FULL YEAR GUIDANCE. LESCO has adjusted guidance for 2005 full-year revenue growth to range from 1 to 2.5 percent, with an 8- to 9-percent increase in Service Center sales. The sales of other selling locations are expected to decline approximately $22 to $25 million related to the acceleration of the company's strategy to reduce its sales representative model and to concentrate on the higher profit Service Center and Stores-on-Wheels models. For the full year, the company estimates a diluted EPS range of 74 to 82 cents before the $27 million to $30 million expected charge associated with the supply chain transaction. Assuming a 39-percent tax rate, the company estimates a diluted EPS range of 45 to 50 cents, which includes a 3-cent effect from the settlement of our dispute with KPAC.
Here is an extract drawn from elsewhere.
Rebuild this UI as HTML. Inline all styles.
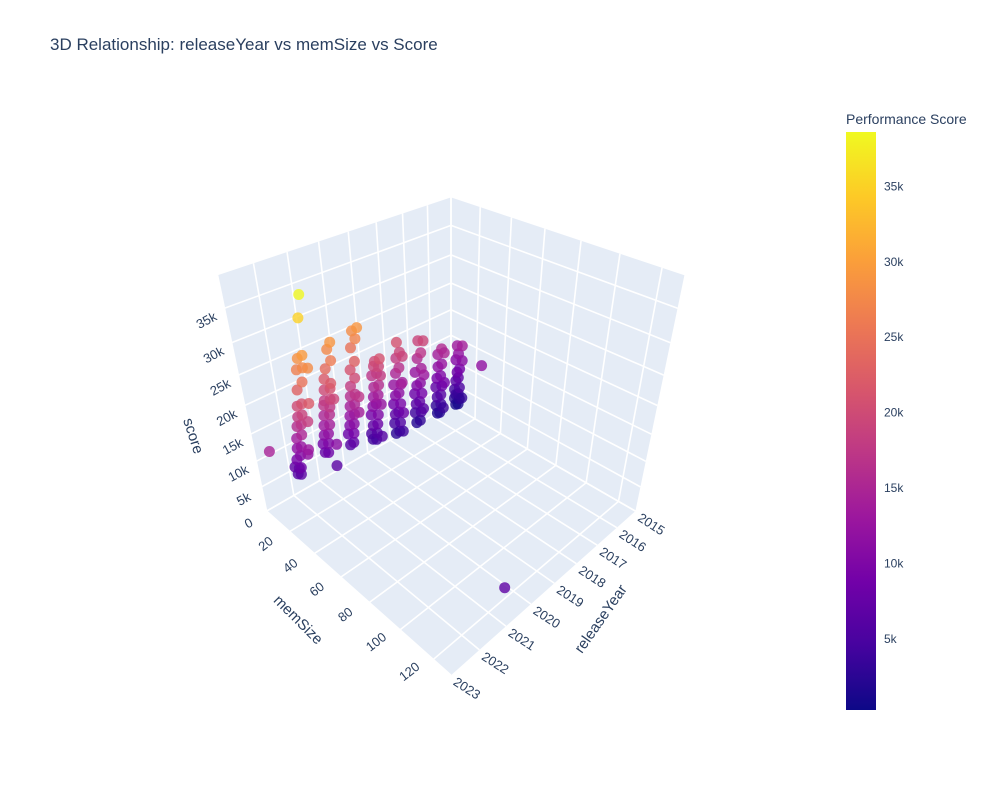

"Our historical direct golf business can be bifurcated between a high margin Stores-on-Wheels model and a low margin sales representative model,” Dimino says. “Consistent with our commitment to invest capital in our high growth, high return store model, we made the decision during the first quarter to convert the resources of our sales representative model to our Stores-on-Wheels model. The disbanding of our sales representative model included the conversion of these individuals to regional manager or Stores-on- Wheels positions. Unfortunately, the execution of this program was less than we desired, resulting in a golf sales decline greater than we had expected. We continue to manage this company and make the changes necessary to create long-term value for our shareholders."

As part of the Company's refined strategy of opening new Service Centers throughout the entire year, the Company expects to open approximately 30 to 35 in 2005, with 9 to 10 openings in the third quarter 2005.